The spoken introduction sets this emotional tone before the melody even begins. In a few short sentences, the narrator establishes the geography of the goodbye: a private meeting, a final conversation, the knowledge that what is being ended cannot be revisited. That setup gives the vocal performance that follows its extraordinary weight. The listener already understands the situation completely before the singing starts.
Romantic Realism in Soul Music
One of the reasons this song resonated so deeply with its audience was its refusal to sentimentalize. Soul music of the 1960s and early 1970s often addressed heartbreak through the lens of pleading or defiance. The narrator would beg the beloved to stay, or announce their own departure with wounded pride. "Kiss And Say Goodbye" operates on different ground. The narrator is not asking for anything, not arguing, not hoping. The decision has been made. What remains is only the ceremony of ending, and the song dwells there with unusual honesty.

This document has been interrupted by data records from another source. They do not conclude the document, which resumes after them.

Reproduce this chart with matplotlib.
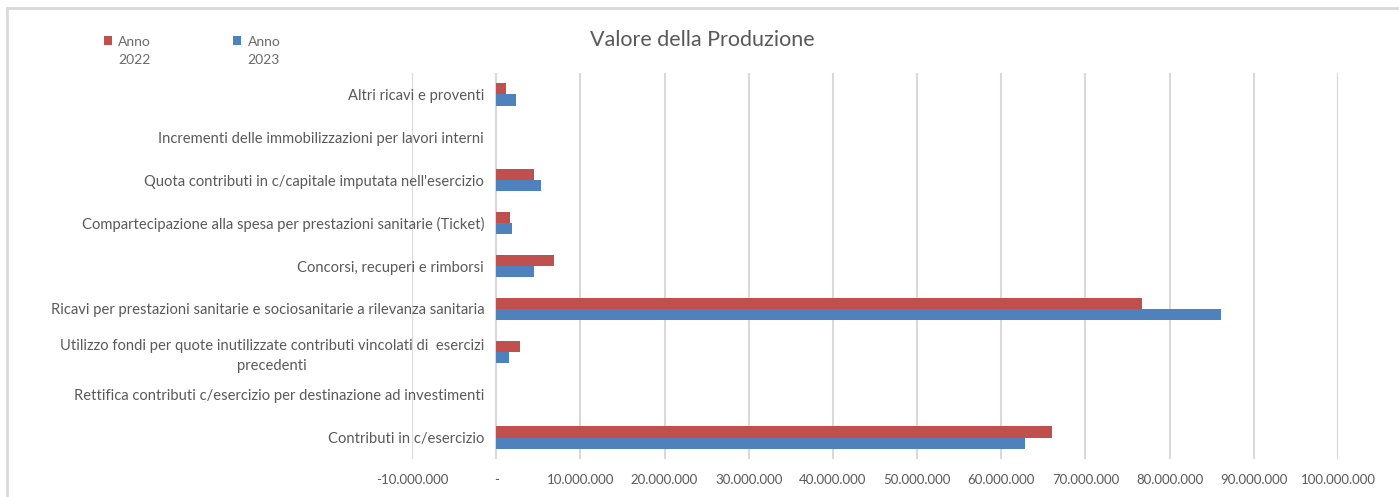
import matplotlib
matplotlib.use("Agg")
import matplotlib.pyplot as plt
import numpy as np
from matplotlib.ticker import FuncFormatter

categories = [
    "Contributi in c/esercizio",
    "Rettifica contributi c/esercizio per destinazione ad investimenti",
    "Utilizzo fondi per quote inutilizzate contributi vincolati di  esercizi\nprecedenti",
    "Ricavi per prestazioni sanitarie e sociosanitarie a rilevanza sanitaria",
    "Concorsi, recuperi e rimborsi",
    "Compartecipazione alla spesa per prestazioni sanitarie (Ticket)",
    "Quota contributi in c/capitale imputata nell'esercizio",
    "Incrementi delle immobilizzazioni per lavori interni",
    "Altri ricavi e proventi",
]
anno_2022 = [66.0e6, 0, 2.85e6, 76.7e6, 6.9e6, 1.7e6, 4.5e6, 0, 1.2e6]
anno_2023 = [62.8e6, 0, 1.55e6, 86.1e6, 4.5e6, 1.9e6, 5.3e6, 0, 2.4e6]
x_ticks = [-10e6, 0, 10e6, 20e6, 30e6, 40e6, 50e6, 60e6, 70e6, 80e6, 90e6, 100e6]

RED = "#C0504D"
BLUE = "#4F81BD"
TXT = "#595959"
GRID = "#D9D9D9"

plt.rcParams['font.family'] = ['Lato', 'DejaVu Sans']

fig = plt.figure(figsize=(13.99, 4.97), dpi=100)
ax = fig.add_axes([412/1399, 1 - 459/497, (1338-412)/1399, (459-73)/497])

y = np.arange(len(categories))
h = 0.26
ax.barh(y + h/2, anno_2022, height=h, color=RED, label="Anno\n2022", zorder=3)
ax.barh(y - h/2, anno_2023, height=h, color=BLUE, label="Anno\n2023", zorder=3)

ax.set_xlim(-10e6, 100e6)
ax.set_ylim(-0.5, len(categories) - 0.5)
ax.set_xticks(x_ticks)

def fmt(v, pos):
    if abs(v) < 1:
        return "-"
    s = f"{abs(v):,.0f}".replace(",", ".")
    return ("-" if v < 0 else "") + s

ax.xaxis.set_major_formatter(FuncFormatter(fmt))
ax.grid(axis='x', color=GRID, linewidth=1.5, zorder=0)
ax.axvline(0, color=GRID, linewidth=1.5, zorder=1)
for s in ax.spines.values():
    s.set_visible(False)

ax.set_yticks(y)
ax.set_yticklabels(categories, multialignment='center', linespacing=1.55)
ax.tick_params(axis='y', length=0, pad=-52, labelsize=10.6, labelcolor=TXT)
ax.tick_params(axis='x', length=0, pad=11, labelsize=9.5, labelcolor=TXT)
for lbl in ax.get_yticklabels():
    lbl.set_zorder(5)

fig.text(702/1399, 1 - 40/497, "Valore della Produzione", ha='center', va='center',
         fontsize=15.5, color=TXT)

leg = fig.legend(loc='upper left', bbox_to_anchor=(91/1399, 1 - 24/497), ncol=2,
                 frameon=False, fontsize=10, labelcolor="#6A6A6A", handlelength=0.6,
                 handleheight=0.6, handletextpad=0.45, columnspacing=5.9)
for t in leg.get_texts():
    t.set_linespacing(1.6)
for p in leg.get_patches():
    p.set_y(p.get_y() + 8)

# chart frame (top and left edges visible)
fig.add_artist(plt.Line2D([7/1399, 1], [1 - 8/497, 1 - 8/497], transform=fig.transFigure,
                          color=GRID, linewidth=2))
fig.add_artist(plt.Line2D([7/1399, 7/1399], [0, 1 - 8/497], transform=fig.transFigure,
                          color=GRID, linewidth=2))

fig.savefig("out.png", dpi=100)
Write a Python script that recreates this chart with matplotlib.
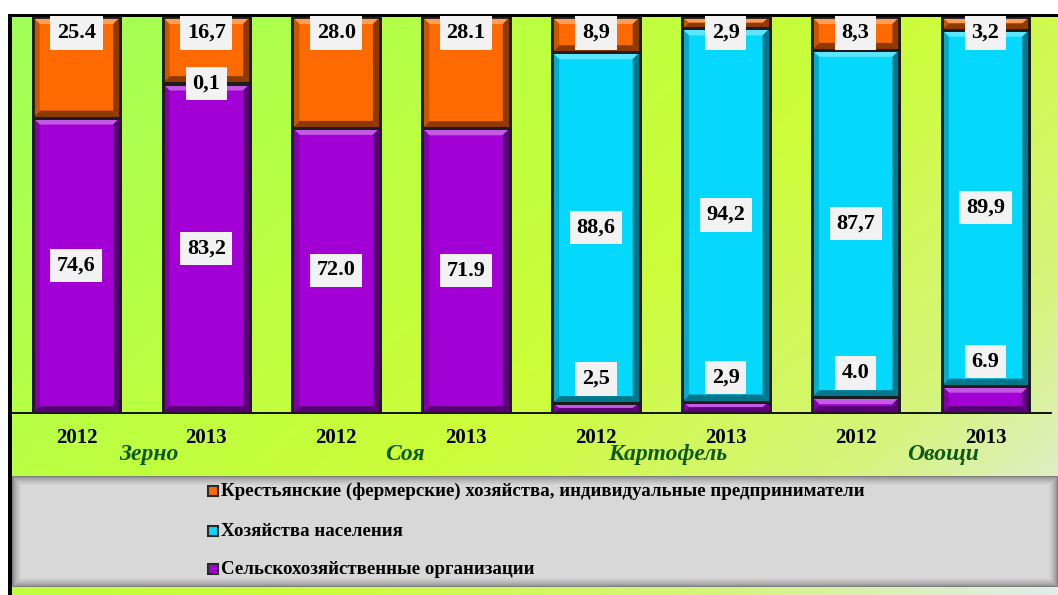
import numpy as np
import matplotlib
matplotlib.use("Agg")
import matplotlib.pyplot as plt
from matplotlib import patches
from matplotlib.colors import LinearSegmentedColormap, to_rgb

# data
crops = ["Зерно", "Соя", "Картофель", "Овощи"]
years = ["2012", "2013", "2012", "2013", "2012", "2013", "2012", "2013"]
org = [74.6, 83.2, 72.0, 71.9, 2.5, 2.9, 4.0, 6.9]
pop = [0.0, 0.1, 0.0, 0.0, 88.6, 94.2, 87.7, 89.9]
farm = [25.4, 16.7, 28.0, 28.1, 8.9, 2.9, 8.3, 3.2]
org_lbl = ["74,6", "83,2", "72.0", "71.9", "2,5", "2,9", "4.0", "6.9"]
pop_lbl = [None, "0,1", None, None, "88,6", "94,2", "87,7", "89,9"]
farm_lbl = ["25.4", "16,7", "28.0", "28.1", "8,9", "2,9", "8,3", "3,2"]
names = ["Крестьянские (фермерские) хозяйства, индивидуальные предприниматели",
         "Хозяйства населения",
         "Сельскохозяйственные организации"]

C_FARM, C_POP, C_ORG = "#ff6a00", "#04d8fc", "#a300d6"
crop_shift = [0.06, 0.03, 0.05, 0.17]  # hand placed category captions

W, H = 1058, 595
SERIF = ["Liberation Serif", "DejaVu Serif"]
fig = plt.figure(figsize=(W / 100, H / 100), dpi=100)

# background gradient
bg = fig.add_axes([0, 0, 1, 1])
bg.set_axis_off()
xx, yy = np.meshgrid(np.linspace(0, 1, 400), np.linspace(0, 1, 240))
t = np.clip(0.62 * xx + 0.38 * yy, 0, 1)
cmap = LinearSegmentedColormap.from_list("bg", [(0, "#9eff5a"), (0.35, "#bdff40"),
                                                (0.55, "#ccfd38"), (0.8, "#d6f47c"),
                                                (1.0, "#e2ecec")])
bg.imshow(t, cmap=cmap, aspect="auto", extent=[0, 1, 0, 1], origin="upper")
bg.set_xlim(0, 1)
bg.set_ylim(0, 1)
# white margins and black frame
bg.add_patch(patches.Rectangle((0, 1 - 14 / H), 1, 14 / H, color="white", lw=0))
bg.add_patch(patches.Rectangle((0, 0), 8 / W, 1, color="white", lw=0))
bg.add_patch(patches.Rectangle((8 / W, 1 - 17 / H), 1, 3 / H, color="black", lw=0))
bg.add_patch(patches.Rectangle((8 / W, 0), 4 / W, 1 - 14 / H, color="black", lw=0))

# legend panel with shaded border
lg = fig.add_axes([12 / W, 8 / H, (W - 12) / W, 111 / H])
lg.set_axis_off()
lx = np.arange(W - 12)
ly = np.arange(111)
dx = np.minimum(lx, lx[::-1])[None, :]
dy = np.minimum(ly, ly[::-1])[:, None]
d = np.minimum(np.minimum(dx, 40), dy).astype(float)
g = 0.5 + 0.35 * np.clip(d / 9, 0, 1) ** 0.6
lg.imshow(np.dstack([g, g, g]), aspect="auto", extent=[0, 1, 0, 1])
lg.set_xlim(0, 1)
lg.set_ylim(0, 1)

ax = fig.add_axes([11.5 / W, 1 - 413 / H, 1039 / W, 396 / H])
ax.patch.set_alpha(0)
x = np.arange(len(years))
bw = 0.674
ax.set_xlim(-0.5, 7.5)
ax.set_ylim(0, 100)
for s in ["top", "right", "left"]:
    ax.spines[s].set_visible(False)
ax.spines["bottom"].set_linewidth(1.3)
ax.set_xticks([])
ax.set_yticks([])

org_a = np.array(org)
pop_a = np.array(pop)
farm_a = np.array(farm)
layers = [(org_a, np.zeros(8), C_ORG), (pop_a, org_a, C_POP), (farm_a, org_a + pop_a, C_FARM)]
px_x = 129.9
px_y = 3.96


def bevel(x0, y0, w, h, col):
    bx = min(7 / px_x, w / 2)
    by = min(7 / px_y, h / 2)
    x1, y1 = x0 + w, y0 + h
    base = np.array(to_rgb(col))
    light = tuple(base + (1 - base) * 0.35)
    dark = tuple(base * 0.55)
    mid = tuple(base * 0.8)
    polys = [([(x0, y1), (x1, y1), (x1 - bx, y1 - by), (x0 + bx, y1 - by)], light),
             ([(x0, y0), (x1, y0), (x1 - bx, y0 + by), (x0 + bx, y0 + by)], dark),
             ([(x0, y0), (x0 + bx, y0 + by), (x0 + bx, y1 - by), (x0, y1)], mid),
             ([(x1, y0), (x1 - bx, y0 + by), (x1 - bx, y1 - by), (x1, y1)], dark)]
    for pts, c in polys:
        ax.add_patch(patches.Polygon(pts, closed=True, facecolor=c, lw=0, zorder=3))


for vals, bottoms, col in layers:
    bars = ax.bar(x, vals, bw, bottom=bottoms, color=col, edgecolor="#1c1c1c",
                  linewidth=2, zorder=2)
    for r in bars:
        if r.get_height() > 0.5:
            bevel(r.get_x(), r.get_y(), r.get_width(), r.get_height(), col)
    for r in bars:
        ax.add_patch(patches.Rectangle((r.get_x(), r.get_y()), r.get_width(), r.get_height(),
                                       fill=False, edgecolor="#1c1c1c", lw=2, zorder=4))

box = dict(boxstyle="square,pad=0.3", facecolor="#f2f2f2", edgecolor="none")
lbl_kw = dict(ha="center", va="center", fontsize=16, fontweight="bold",
              family=SERIF, bbox=box, zorder=6)
for i in x:
    ax.text(i, 96, farm_lbl[i], **lbl_kw)
    if org[i] > 20:
        ax.text(i, org[i] / 2, org_lbl[i], **lbl_kw)
    else:
        ax.annotate(org_lbl[i], (i, org[i]), xytext=(0, 17.3),
                    textcoords="offset points", **lbl_kw)
    if pop_lbl[i]:
        ax.text(i, org[i] + pop[i] / 2, pop_lbl[i], **lbl_kw)
    ax.text(i, -6.2, years[i], ha="center", va="center", fontsize=15,
            fontweight="bold", family=SERIF, clip_on=False)

for k, name in enumerate(crops):
    ax.text(2 * k + 0.5 + crop_shift[k], -10.6, name, ha="center", va="center",
            fontsize=17, fontweight="bold", style="italic", family=SERIF,
            color="#0d5a16", clip_on=False)

# legend entries
for k, (name, col) in enumerate(zip(names, [C_FARM, C_POP, C_ORG])):
    yc = 1 - [491, 531, 569][k] / H
    fig.patches.append(patches.Rectangle((208 / W, yc - 5 / H), 10 / W, 10 / H,
                                         facecolor=col, edgecolor="#2a2a2a", lw=1.5,
                                         transform=fig.transFigure, zorder=5))
    fig.text(221 / W, yc, name, ha="left", va="center", fontsize=13.6,
             fontweight="bold", family=SERIF, zorder=5)

fig.savefig("out.png", dpi=100)
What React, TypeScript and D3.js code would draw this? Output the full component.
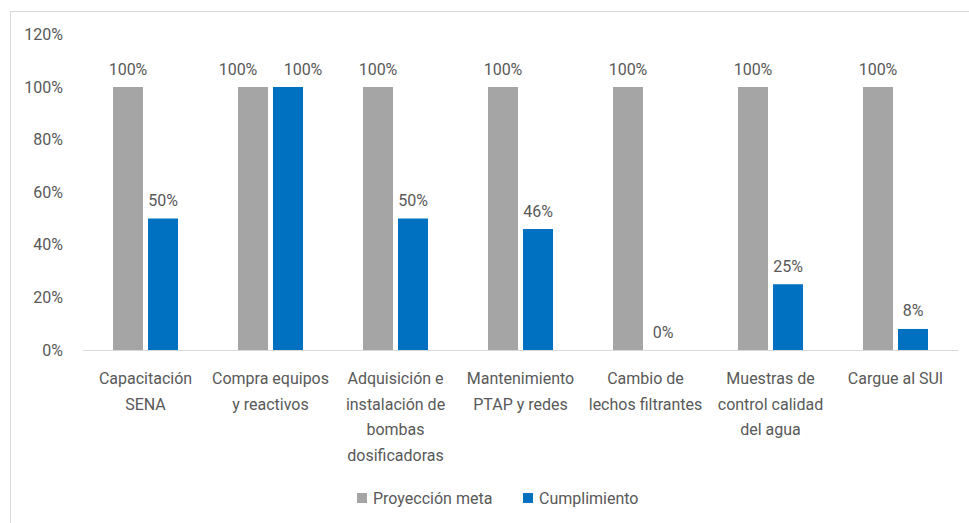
import React from 'react';
import * as d3 from 'd3';

const categories = [
  'Capacitación SENA',
  'Compra equipos y reactivos',
  'Adquisición e instalación de bombas dosificadoras',
  'Mantenimiento PTAP y redes',
  'Cambio de lechos filtrantes',
  'Muestras de control calidad del agua',
  'Cargue al SUI',
];
const categoryLines = [
  ['Capacitación', 'SENA'],
  ['Compra equipos', 'y reactivos'],
  ['Adquisición e', 'instalación de', 'bombas', 'dosificadoras'],
  ['Mantenimiento', 'PTAP y redes'],
  ['Cambio de', 'lechos filtrantes'],
  ['Muestras de', 'control calidad', 'del agua'],
  ['Cargue al SUI'],
];
const seriesNames = ['Proyección meta', 'Cumplimiento'];
const proyeccion = [1, 1, 1, 1, 1, 1, 1];
const cumplimiento = [0.5, 1, 0.5, 0.46, 0, 0.25, 0.08];
const yTicks = [0, 0.2, 0.4, 0.6, 0.8, 1, 1.2];
const colors = ['#A5A5A5', '#0070C0'];

const W = 969;
const H = 523;
const font = 'Roboto, "Liberation Sans", sans-serif';
const textColor = '#595959';

export default function App() {
  const x = d3.scaleBand<string>().domain(categories).range([83, 958]);
  const inner = d3.scaleBand<string>().domain(seriesNames).range([-32.5, 32.5]).paddingInner(1 / 7);
  const y = d3.scaleLinear().domain([0, 1.2]).range([350, 34.4]);
  const fmt = d3.format('.0%');
  const values = [proyeccion, cumplimiento];

  return (
    <svg width={W} height={H} style={{ position: 'absolute', left: 0, top: 0, background: '#fff' }} fontFamily={font}>
      <rect x={10.5} y={11.5} width={1000} height={600} fill="#fff" stroke="#D9D9D9" />

      {yTicks.map((t) => (
        <text key={t} x={63} y={y(t)} dy="0.35em" textAnchor="end" fontSize={16} fill={textColor}>
          {fmt(t)}
        </text>
      ))}

      <line x1={83} x2={958} y1={y(0) + 0.5} y2={y(0) + 0.5} stroke="#D9D9D9" strokeWidth={1} />

      {categories.map((c, i) => {
        const cx = (x(c) ?? 0) + x.bandwidth() / 2;
        // labels at the same height would collide: push them apart
        const collide = Math.abs(y(values[0][i]) - y(values[1][i])) < 14;
        return (
          <g key={c}>
            {seriesNames.map((s, si) => {
              const v = values[si][i];
              const bx = cx + (inner(s) ?? 0);
              const nudge = collide ? (si === 0 ? -15 : 15) : 0;
              return (
                <g key={s}>
                  {v > 0 && (
                    <rect x={bx} y={y(v)} width={inner.bandwidth()} height={y(0) - y(v)} fill={colors[si]} />
                  )}
                  <text
                    x={bx + inner.bandwidth() / 2 + nudge}
                    y={y(v) - 12.5}
                    textAnchor="middle"
                    fontSize={16}
                    fill={textColor}
                  >
                    {fmt(v)}
                  </text>
                </g>
              );
            })}
            {categoryLines[i].map((line, li) => (
              <text key={li} x={cx} y={384 + li * 25.5} textAnchor="middle" fontSize={16} fill={textColor}>
                {line}
              </text>
            ))}
          </g>
        );
      })}

      <g>
        <rect x={357} y={493} width={10} height={10} fill={colors[0]} />
        <text x={373} y={503.5} fontSize={16} fill={textColor}>
          {seriesNames[0]}
        </text>
        <rect x={523} y={493} width={10} height={10} fill={colors[1]} />
        <text x={539} y={503.5} fontSize={16} fill={textColor}>
          {seriesNames[1]}
        </text>
      </g>
    </svg>
  );
}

This directness connected with listeners across backgrounds and situations. The experience of ending something that should not have continued, of a goodbye that is both necessary and devastating, is broadly human. The Manhattans did not locate the song in any specific social context. The pain is universal rather than particular.
Social and Cultural Resonance in 1976
The mid-1970s in the United States were a period of recalibration after years of social upheaval. Divorce rates had risen sharply through the early part of the decade. Conversations about relationships, commitment, and what people owed each other were more open and more fraught than they had been in previous generations. A song about the emotional cost of ending something, about the weight of a goodbye, landed in a cultural moment primed to receive it.
Beyond that immediate context, the song carried the legacy of African American vocal group tradition into the mid-70s pop mainstream, demonstrating that the close-harmony style developed through doo-wop and early soul retained its emotional power even as musical tastes shifted around it. The Manhattans were not innovators in a genre sense. They were masters of an established form, and their mastery was what the moment called for.
Why the Song Still Holds
Decades after its release, "Kiss And Say Goodbye" continues to appear in playlists devoted to classic soul and classic pop alike. Its durability comes from several interlocking qualities. The production has aged well because it did not chase trends even when it was current. The vocal performances are technically precise without feeling clinical. And the emotional situation at the heart of the song is one that every adult listener has some version of in their own history.
The song's relatively quiet dignity sets it apart from more flamboyant exercises in heartbreak. There are no soaring runs deployed for their own sake, no orchestral swells that overwhelm the lyrical content. Everything serves the feeling, and the feeling is allowed to be exactly as painful as it is. That discipline is rare in any era, and it is what keeps the song alive when countless contemporaries have faded.